A Comissão Parlamentar de Inquérito que investigou o setor das apostas online no Brasil terminou seus trabalhos nesta quinta-feira (12) com a rejeição do relatório final, um desfecho inédito em uma década de funcionamento de CPIs no Congresso. Por quatro votos a três, os senadores decidiram não aprovar o parecer apresentado pela relatora Soraya Thronicke (Podemos-MS), encerrando a investigação sob críticas, suspeitas de lobby e denúncias de condutas irregulares.
A votação foi marcada por forte tensão política e manobras de bastidores. Entre os que votaram contra o relatório estão os senadores Angelo Coronel (PSD-BA), Eduardo Gomes (PL-TO), Efraim Filho (União Brasil-PB) e Dorinha Seabra (União Brasil-TO). A favor do parecer votaram Eduardo Girão (Novo-CE), Alessandro Vieira (MDB-SE) e a própria relatora.
Apesar da rejeição, Soraya afirmou que encaminhará os dados coletados durante a CPI ao Ministério Público Federal e a outros órgãos de controle, com o objetivo de dar continuidade às apurações fora do Congresso. O relatório sugeria o indiciamento de 16 pessoas e pedia medidas como a proibição do “jogo do tigrinho” e o reajuste anual da taxa de outorga das casas de apostas.
“A proposta foi feita com base em indícios consistentes. Poderíamos ter apontado mais nomes, mas optamos por agir com responsabilidade diante do material vasto que recebemos ao longo dos 130 dias de trabalho”, declarou a senadora.

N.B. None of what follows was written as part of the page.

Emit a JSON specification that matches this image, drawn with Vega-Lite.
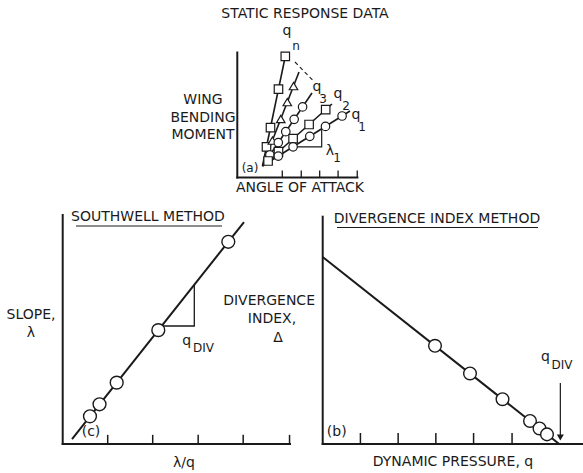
{
  "$schema": "https://vega.github.io/schema/vega-lite/v6.json",
  "background": "white",
  "width": 583,
  "height": 473,
  "autosize": "none",
  "padding": 0,
  "config": {
    "view": {"stroke": null},
    "text": {"font": "DejaVu Sans", "fontSize": 14, "color": "#1a1a1a", "baseline": "middle"},
    "line": {"color": "#1a1a1a", "strokeWidth": 1.8},
    "rule": {"color": "#1a1a1a", "strokeWidth": 1.5}
  },
  "datasets": {
    "a_axes": [{"u": 0, "u2": 0, "v": 0, "v2": 10}, {"u": 0, "u2": 6.46, "v": 0, "v2": 0}],
    "a_ticks": [
      {"u": 2.42, "v": 0, "v2": 0.56}, {"u": 3.44, "v": 0, "v2": 0.56}, {"u": 4.43, "v": 0, "v2": 0.56},
      {"u": 5.42, "v": 0, "v2": 0.56}, {"u": 6.45, "v": 0, "v2": 0.56}
    ],
    "a_lines": [
      {"series": "qn", "u": 1.355, "v": 0.92}, {"series": "qn", "u": 2.619, "v": 9.96},
      {"series": "q4", "u": 1.355, "v": 0.92}, {"series": "q4", "u": 3.318, "v": 8.44},
      {"series": "q3", "u": 1.355, "v": 0.92}, {"series": "q3", "u": 4.017, "v": 6.76},
      {"series": "q2", "u": 1.355, "v": 0.92}, {"series": "q2", "u": 5.092, "v": 5.88},
      {"series": "q1", "u": 1.355, "v": 0.92}, {"series": "q1", "u": 6.06, "v": 5.32}
    ],
    "a_pts": [
      {"series": "qn", "u": 2.581, "v": 9.688}, {"series": "qn", "u": 2.215, "v": 7.064},
      {"series": "qn", "u": 1.785, "v": 3.992}, {"series": "qn", "u": 1.57, "v": 2.456},
      {"series": "q4", "u": 3.022, "v": 7.312}, {"series": "q4", "u": 2.688, "v": 6.032},
      {"series": "q4", "u": 2.339, "v": 4.68}, {"series": "q4", "u": 1.887, "v": 2.952},
      {"series": "q3", "u": 3.511, "v": 5.648}, {"series": "q3", "u": 3.059, "v": 4.656},
      {"series": "q3", "u": 2.608, "v": 3.664}, {"series": "q3", "u": 2.205, "v": 2.792},
      {"series": "q3", "u": 1.753, "v": 1.8},
      {"series": "q2", "u": 4.753, "v": 5.432}, {"series": "q2", "u": 3.861, "v": 4.24},
      {"series": "q2", "u": 3.0, "v": 3.104}, {"series": "q2", "u": 2.215, "v": 2.064},
      {"series": "q2", "u": 1.656, "v": 1.32},
      {"series": "q1", "u": 5.635, "v": 4.92}, {"series": "q1", "u": 4.742, "v": 4.088},
      {"series": "q1", "u": 3.898, "v": 3.296}, {"series": "q1", "u": 3.0, "v": 2.456},
      {"series": "q1", "u": 2.205, "v": 1.712}
    ],
    "a_dash": [{"u": 3.102, "v": 9.24}, {"u": 4.097, "v": 7.72}],
    "a_bracket": [
      {"ord": 1, "u": 3.0, "v": 2.456}, {"ord": 2, "u": 4.538, "v": 2.456}, {"ord": 3, "u": 4.538, "v": 3.896}
    ],
    "a_text": [
      {"t": "STATIC RESPONSE DATA", "u": 3.64, "v": 13.08},
      {"t": "ANGLE OF ATTACK", "u": 3.371, "v": -0.84},
      {"t": "WING", "u": -1.844, "v": 6.2},
      {"t": "BENDING", "u": -1.844, "v": 4.76},
      {"t": "MOMENT", "u": -1.844, "v": 3.4},
      {"t": "q", "u": 2.672, "v": 11.7},
      {"t": "q", "u": 4.285, "v": 7.26},
      {"t": "q", "u": 5.414, "v": 6.66},
      {"t": "q", "u": 6.383, "v": 4.98},
      {"t": "λ", "u": 4.984, "v": 2.12}
    ],
    "a_sub": [
      {"t": "n", "u": 3.156, "v": 10.52},
      {"t": "3", "u": 4.608, "v": 6.28},
      {"t": "2", "u": 5.845, "v": 5.72},
      {"t": "1", "u": 6.705, "v": 4.04},
      {"t": "1", "u": 5.36, "v": 1.56},
      {"t": "(a)", "u": 0.683, "v": 0.76}
    ],
    "c_axes": [{"u": 0, "u2": 0, "v": 0, "v2": 5}, {"u": 0, "u2": 5, "v": 0, "v2": 0}],
    "c_ticks": [
      {"u": 0.99, "v": 0, "v2": 0.2}, {"u": 1.98, "v": 0, "v2": 0.2}, {"u": 2.98, "v": 0, "v2": 0.2},
      {"u": 3.97, "v": 0, "v2": 0.2}, {"u": 4.99, "v": 0, "v2": 0.2}
    ],
    "c_line": [{"u": 0.205, "v": 0.109}, {"u": 3.988, "v": 4.847}],
    "c_pts": [
      {"u": 0.6, "v": 0.604}, {"u": 0.81, "v": 0.867}, {"u": 1.188, "v": 1.34},
      {"u": 2.103, "v": 2.486}, {"u": 3.643, "v": 4.415}
    ],
    "c_tri": [
      {"ord": 1, "u": 2.175, "v": 2.576}, {"ord": 2, "u": 2.895, "v": 2.576}, {"ord": 3, "u": 2.895, "v": 3.478}
    ],
    "c_under": [{"u": 0.293, "u2": 3.504, "v": 4.76}],
    "c_text": [
      {"t": "SOUTHWELL METHOD", "u": 1.876, "v": 4.956},
      {"t": "λ/q", "u": 2.668, "v": -0.415},
      {"t": "(c)", "u": 0.623, "v": 0.262},
      {"t": "q", "u": 2.728, "v": 2.249},
      {"t": "SLOPE,", "u": -0.697, "v": 2.817},
      {"t": "λ", "u": -0.697, "v": 2.424}
    ],
    "c_sub": [{"t": "DIV", "u": 2.866, "v": 2.096}],
    "b_axes": [{"u": 0, "u2": 0, "v": 0, "v2": 4.963}, {"u": 0, "u2": 6.9, "v": 0, "v2": 0}],
    "b_ticks": [
      {"u": 1.0, "v": 0, "v2": 0.24}, {"u": 2.0, "v": 0, "v2": 0.24}, {"u": 3.0, "v": 0, "v2": 0.24},
      {"u": 4.0, "v": 0, "v2": 0.24}, {"u": 5.02, "v": 0, "v2": 0.24}
    ],
    "b_line": [{"u": 0, "v": 4.083}, {"u": 6.269, "v": 0}],
    "b_pts": [
      {"u": 2.977, "v": 2.144}, {"u": 3.905, "v": 1.54}, {"u": 4.767, "v": 0.978},
      {"u": 5.496, "v": 0.503}, {"u": 5.748, "v": 0.339}, {"u": 5.946, "v": 0.21}
    ],
    "b_arrow": [{"u": 6.3, "v": 0.12, "v2": 1.332}],
    "b_head": [{"u": 6.3, "v": 0.142}],
    "b_under": [{"u": 0.379, "u2": 5.708, "v": 4.727}],
    "b_text": [
      {"t": "DIVERGENCE INDEX METHOD", "u": 3.03, "v": 4.913},
      {"t": "DYNAMIC PRESSURE, q", "u": 3.454, "v": -0.393},
      {"t": "(b)", "u": 0.371, "v": 0.269},
      {"t": "q", "u": 5.907, "v": 1.906},
      {"t": "DIVERGENCE", "u": -1.422, "v": 3.122},
      {"t": "INDEX,", "u": -1.344, "v": 2.729},
      {"t": "Δ", "u": -1.185, "v": 2.314}
    ],
    "b_sub": [{"t": "DIV", "u": 6.066, "v": 1.73}]
  },
  "resolve": {"scale": {"x": "independent", "y": "independent"}},
  "layer": [
    {
      "encoding": {
        "x": {"field": "u", "type": "quantitative", "scale": {"domain": [-12.759, 18.589], "nice": false, "zero": false}, "axis": null},
        "y": {"field": "v", "type": "quantitative", "scale": {"domain": [-23.64, 14.2], "nice": false, "zero": false}, "axis": null}
      },
      "layer": [
        {"data": {"name": "a_axes"}, "mark": {"type": "rule", "strokeWidth": 2, "strokeCap": "square"}, "encoding": {"x2": {"field": "u2"}, "y2": {"field": "v2"}}},
        {"data": {"name": "a_ticks"}, "mark": {"type": "rule", "strokeWidth": 1.3}, "encoding": {"y2": {"field": "v2"}}},
        {"data": {"name": "a_lines"}, "mark": {"type": "line", "strokeWidth": 1.6}, "encoding": {"detail": {"field": "series"}}},
        {"data": {"name": "a_dash"}, "mark": {"type": "line", "strokeWidth": 1.1, "strokeDash": [4, 3]}, "encoding": {}},
        {"data": {"name": "a_bracket"}, "mark": {"type": "line", "strokeWidth": 1.2}, "encoding": {"order": {"field": "ord"}}},
        {
          "data": {"name": "a_pts"},
          "mark": {"type": "point", "fill": "white", "stroke": "#1a1a1a", "strokeWidth": 1.2, "size": 72, "opacity": 1, "fillOpacity": 1},
          "encoding": {
            "shape": {"field": "series", "type": "nominal", "legend": null,
              "scale": {"domain": ["q1", "q2", "q3", "q4", "qn"], "range": ["circle", "square", "circle", "triangle-up", "square"]}}
          }
        },
        {"data": {"name": "a_text"}, "mark": {"type": "text", "fontSize": 14}, "encoding": {"text": {"field": "t"}}},
        {"data": {"name": "a_sub"}, "mark": {"type": "text", "fontSize": 12}, "encoding": {"text": {"field": "t"}}}
      ]
    },
    {
      "encoding": {
        "x": {"field": "u", "type": "quantitative", "scale": {"domain": [-1.3792, 11.4453], "nice": false, "zero": false}, "axis": null},
        "y": {"field": "v", "type": "quantitative", "scale": {"domain": [-0.6332, 9.6943], "nice": false, "zero": false}, "axis": null}
      },
      "layer": [
        {"data": {"name": "c_axes"}, "mark": {"type": "rule", "strokeWidth": 2, "strokeCap": "square"}, "encoding": {"x2": {"field": "u2"}, "y2": {"field": "v2"}}},
        {"data": {"name": "c_ticks"}, "mark": {"type": "rule", "strokeWidth": 1.5}, "encoding": {"y2": {"field": "v2"}}},
        {"data": {"name": "c_line"}, "mark": {"type": "line", "strokeWidth": 2}, "encoding": {}},
        {"data": {"name": "c_tri"}, "mark": {"type": "line", "strokeWidth": 1.3}, "encoding": {"order": {"field": "ord"}}},
        {"data": {"name": "c_under"}, "mark": {"type": "rule", "strokeWidth": 1.2}, "encoding": {"x2": {"field": "u2"}}},
        {"data": {"name": "c_pts"}, "mark": {"type": "point", "shape": "circle", "fill": "white", "stroke": "#1a1a1a", "strokeWidth": 1.4, "size": 165, "opacity": 1, "fillOpacity": 1}, "encoding": {}},
        {"data": {"name": "c_text"}, "mark": {"type": "text", "fontSize": 14}, "encoding": {"text": {"field": "t"}}},
        {"data": {"name": "c_sub"}, "mark": {"type": "text", "fontSize": 12, "align": "left"}, "encoding": {"text": {"field": "t"}}}
      ]
    },
    {
      "encoding": {
        "x": {"field": "u", "type": "quantitative", "scale": {"domain": [-8.5552, 6.9008], "nice": false, "zero": false}, "axis": null},
        "y": {"field": "v", "type": "quantitative", "scale": {"domain": [-0.6332, 9.6943], "nice": false, "zero": false}, "axis": null}
      },
      "layer": [
        {"data": {"name": "b_axes"}, "mark": {"type": "rule", "strokeWidth": 2, "strokeCap": "square"}, "encoding": {"x2": {"field": "u2"}, "y2": {"field": "v2"}}},
        {"data": {"name": "b_ticks"}, "mark": {"type": "rule", "strokeWidth": 1.5}, "encoding": {"y2": {"field": "v2"}}},
        {"data": {"name": "b_line"}, "mark": {"type": "line", "strokeWidth": 2}, "encoding": {}},
        {"data": {"name": "b_arrow"}, "mark": {"type": "rule", "strokeWidth": 1.2}, "encoding": {"y2": {"field": "v2"}}},
        {"data": {"name": "b_head"}, "mark": {"type": "point", "shape": "triangle-down", "filled": true, "color": "#1a1a1a", "size": 50, "opacity": 1}, "encoding": {}},
        {"data": {"name": "b_under"}, "mark": {"type": "rule", "strokeWidth": 1.2}, "encoding": {"x2": {"field": "u2"}}},
        {"data": {"name": "b_pts"}, "mark": {"type": "point", "shape": "circle", "fill": "white", "stroke": "#1a1a1a", "strokeWidth": 1.4, "size": 160, "opacity": 1, "fillOpacity": 1}, "encoding": {}},
        {"data": {"name": "b_text"}, "mark": {"type": "text", "fontSize": 14}, "encoding": {"text": {"field": "t"}}},
        {"data": {"name": "b_sub"}, "mark": {"type": "text", "fontSize": 12, "align": "left"}, "encoding": {"text": {"field": "t"}}}
      ]
    }
  ]
}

A CPI foi criada com o objetivo de investigar os impactos econômicos e sociais do setor de apostas no Brasil, mas rapidamente perdeu força em meio a denúncias de lobby, disputas internas e acusações de tentativa de extorsão. A fase inicial foi marcada por baixa presença dos senadores e forte influência da chamada “bancada das bets”, encabeçada pelo senador Ciro Nogueira (PP-PI), que atuou para blindar os principais grupos do setor.
O próprio Ciro esteve envolvido em polêmica após vir à tona a acusação de que um lobista ligado à relatora teria tentado extorquir empresários do ramo em troca de proteção. O caso gerou um pedido de afastamento por parte de Soraya, mas Ciro rebateu: “Senadora acusada de auxiliar lobista a extorquir investigado não tem credibilidade”, afirmou ao jornal Estadão.
Durante a reunião final, senadores contrários ao relatório chegaram a tentar encerrar a sessão por falta de quórum. Após uma pausa, o senador Alessandro Vieira registrou seu voto, reabrindo o processo. Na sequência, o senador Efraim Filho garantiu a maioria necessária para derrubar o parecer.
A decisão de rejeitar o relatório também foi criticada por setores que esperavam avanços na regulação das apostas. A relatora classificou o resultado como um reflexo da força do lobby das casas de apostas dentro do Senado.
Já o senador Eduardo Gomes, um dos principais críticos da CPI, disse que o modelo atual das comissões parlamentares precisa ser revisto para evitar protagonismos que, segundo ele, transformam CPIs em “espetáculos pirotécnicos”.
“O destino de quem quer ser xerife de CPI tem sido o descrédito. O que se vê muitas vezes é demagogia e ataque à honra, sem consistência nas denúncias”, declarou.
Com o encerramento previsto para esta sexta-feira (14), a CPI não conseguiu renovar seu prazo. O presidente do Senado, Davi Alcolumbre (União Brasil-AP), não chegou a analisar o pedido de prorrogação feito por Soraya. Mesmo com o fim oficial da comissão, o debate sobre a regulação das apostas no Brasil deve continuar nas próximas sessões legislativas.